Download and install atom from https://atom.io/. If you are using Mac OS X, open atom and choose from the Atom menu, “Install Shell Commands”. (This step should not be necessary on Windows or Linux operating systems.)

Configuring Atom for scholarly work on manuscripts

Installing atom should have installed the command-line atom package manager apm. Copy and pasthe the following commands into a bash shell to install a suite of packages:

apm install intentions
apm install busy-signal
apm install linter
apm install linter-ui-default
apm install linter-autocomplete-jing
apm install atom-xsltransform
apm install xml-formatter
apm install https://github.com/mfripp/atom-tablr.git
apm install rainbow-csv

Download the file atom-tablr-conf.cson, and copy it to atom’s default location for config files. You can do that with the cp command in your terminal.

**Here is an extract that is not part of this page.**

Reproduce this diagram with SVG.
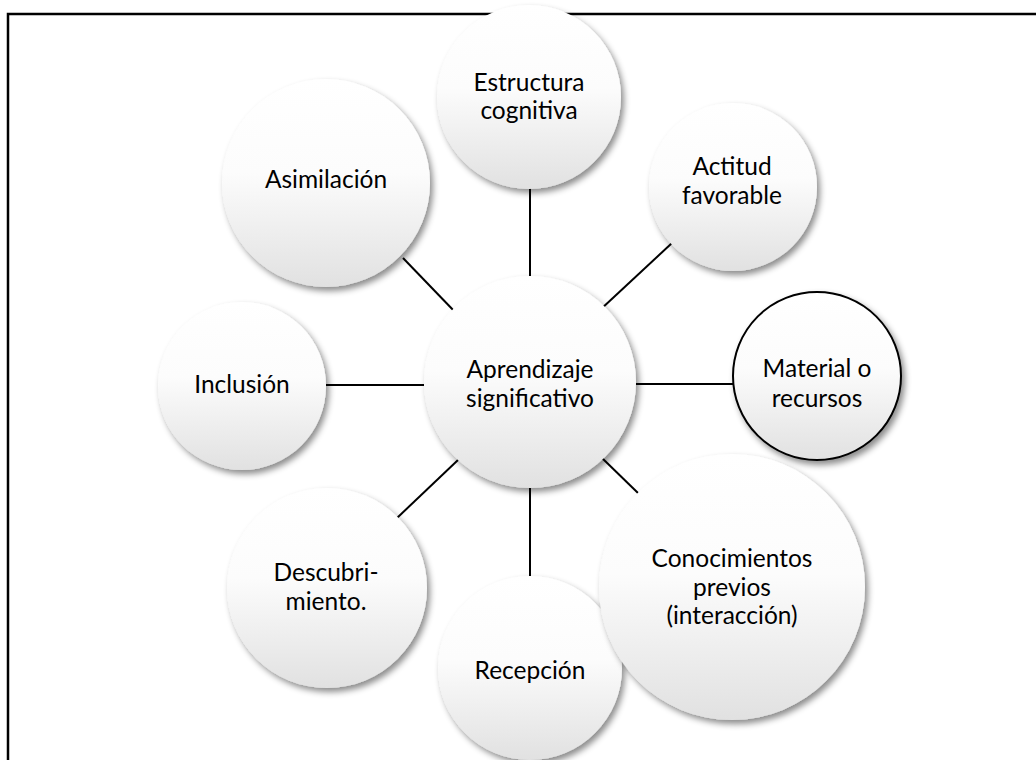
<svg xmlns="http://www.w3.org/2000/svg" width="1036" height="760" viewBox="0 0 1036 760">
<defs>
<linearGradient id="g" x1="0" y1="0" x2="0" y2="1">
<stop offset="0" stop-color="#ffffff"/>
<stop offset="0.45" stop-color="#fcfcfc"/>
<stop offset="1" stop-color="#e1e1e1"/>
</linearGradient>
<filter id="sh" x="-20%" y="-20%" width="150%" height="150%">
<feDropShadow dx="3" dy="4" stdDeviation="3" flood-color="#000" flood-opacity="0.45"/>
</filter>
<style>
.n{fill:url(#g);filter:url(#sh)}
.b{stroke:#000;stroke-width:2}
.t{font-family:Lato,"Open Sans",sans-serif;font-size:24.5px;fill:#000;text-anchor:middle}
.c line{stroke:#000;stroke-width:2}
</style>
</defs>
<rect width="1036" height="760" fill="#fff"/>
<path d="M8 760 V14 H1036" fill="none" stroke="#000" stroke-width="2.5"/>
<g id="connectors" class="c">
<line x1="530" y1="186" x2="530" y2="280"/>
<line x1="600" y1="310" x2="672" y2="243"/>
<line x1="636" y1="384" x2="734" y2="384"/>
<line x1="602" y1="458" x2="638" y2="493"/>
<line x1="530" y1="488" x2="530" y2="576"/>
<line x1="458" y1="460" x2="397" y2="518"/>
<line x1="326" y1="385" x2="424" y2="385"/>
<line x1="403" y1="258" x2="456" y2="313"/>
</g>
<g id="n-estructura"><circle class="n" cx="529" cy="97" r="92"/><text class="t" x="529" y="91">Estructura</text><text class="t" x="529" y="119">cognitiva</text></g>
<g id="n-actitud"><circle class="n" cx="733" cy="187" r="84"/><text class="t" x="732" y="175">Actitud</text><text class="t" x="732" y="204">favorable</text></g>
<g id="n-asimilacion"><circle class="n" cx="326" cy="183" r="104"/><text class="t" x="326" y="188">Asimilación</text></g>
<g id="n-inclusion"><circle class="n" cx="242" cy="386" r="84"/><text class="t" x="242" y="393">Inclusión</text></g>
<g id="n-descubrimiento"><circle class="n" cx="327" cy="588" r="100"/><text class="t" x="326" y="581">Descubri-</text><text class="t" x="326" y="610">miento.</text></g>
<g id="n-recepcion"><circle class="n" cx="530" cy="668" r="92"/><text class="t" x="530" y="679">Recepción</text></g>
<g id="n-conocimientos"><circle class="n" cx="732" cy="587" r="133"/><text class="t" x="732" y="567">Conocimientos</text><text class="t" x="732" y="596">previos</text><text class="t" x="732" y="624">(interacción)</text></g>
<g id="n-material"><circle class="n b" cx="817" cy="376" r="84"/><text class="t" x="817" y="377">Material o</text><text class="t" x="817" y="407">recursos</text></g>
<g id="n-aprendizaje"><circle class="n" cx="530" cy="382" r="106"/><text class="t" x="530" y="378">Aprendizaje</text><text class="t" x="530" y="407">significativo</text></g>
</svg>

cp atom-tablr-conf.cson $HOME/.atom/config.cson

(Gotcha: if your browser renames your file for you when you download – e.g., if it calls it atom-tablr-conf.txt – it, you’ll have to use the name it chose instead of atom-tablr-conf.cson.)

Finally,

  1. add the linter-autocomplete-jing plugin
  2. install this package for automatic validation of documents following the Text Encoding Initiative (TEI) schema

Details: 4. Running scripts

To test and validate our editions, we use scripts written in Scala, a language that runs on the Java Virtual Machine. sbt is a build system that will find the appropriate version of Scala and any other code libraries your scripts need, and automatically download them, so if you install Java and sbt, everything you need to run MID scripts is taken care of for you.